JPMorgan Chase & Co. (JPM) came out in favor of position limits both on and off exchanges in a hearing before the Commodity Futures Trading Commission on Wednesday.

But the bank wants exemptions maintained for swap dealers that help commodity end users buy and sell derivatives to reduce their exposure to price fluctuations. JPMorgan's views closely matched those of Goldman Sachs Group Inc. (GS), which also had a representative at the hearing.

"It makes sense to impose position limits across all markets, both over-the-counter and exchange-based," said Blythe Masters, head of global commodities at JPMorgan, adding that "exemptions (should be) maintained for those who act as aggregators."

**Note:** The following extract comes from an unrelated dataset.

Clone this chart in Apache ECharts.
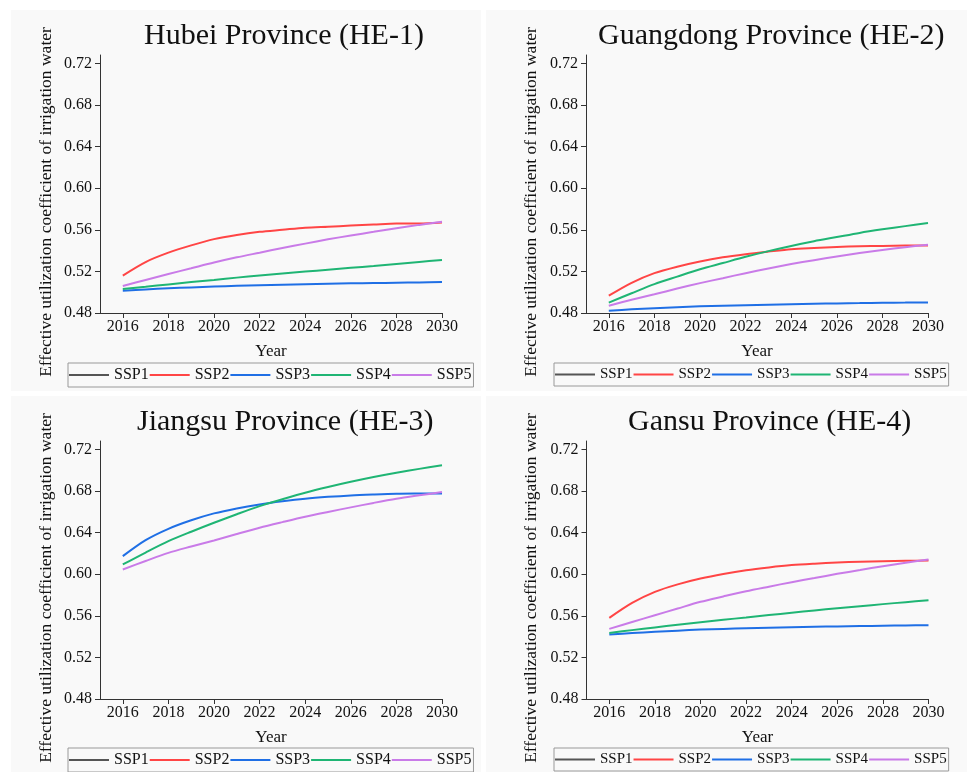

JPMorgan, Goldman Sachs and other financial institutions are known as aggregators, as they offer complex financial products tailored to individual companies' commodity needs, then trade in large volumes using standard derivatives on exchanges to mitigate their own risk. The banks also facilitate trades for index funds, which buy a basket of commodity futures on behalf of individual investors.

The increasing role of swap dealers and their index fund clients has been tied by some lawmakers and regulators to last year's oil price spike, which saw crude futures rise above $145 a barrel in July before crashing down to just over $30 a barrel by the end of the year.

On Wednesday, CFTC Chairman Gary Gensler said he backed position limits as a means to limit speculative trading, though he acknowledged that the mechanism for setting limits, and who should be required to follow them, must still be worked out.

"No longer must we debate the issue of whether or not to set position limits," Gensler said during opening remarks before Masters spoke. "There are three important questions that do remain: who should set position limits? Who should be exempted from position limits? And at what level should position limits be set?"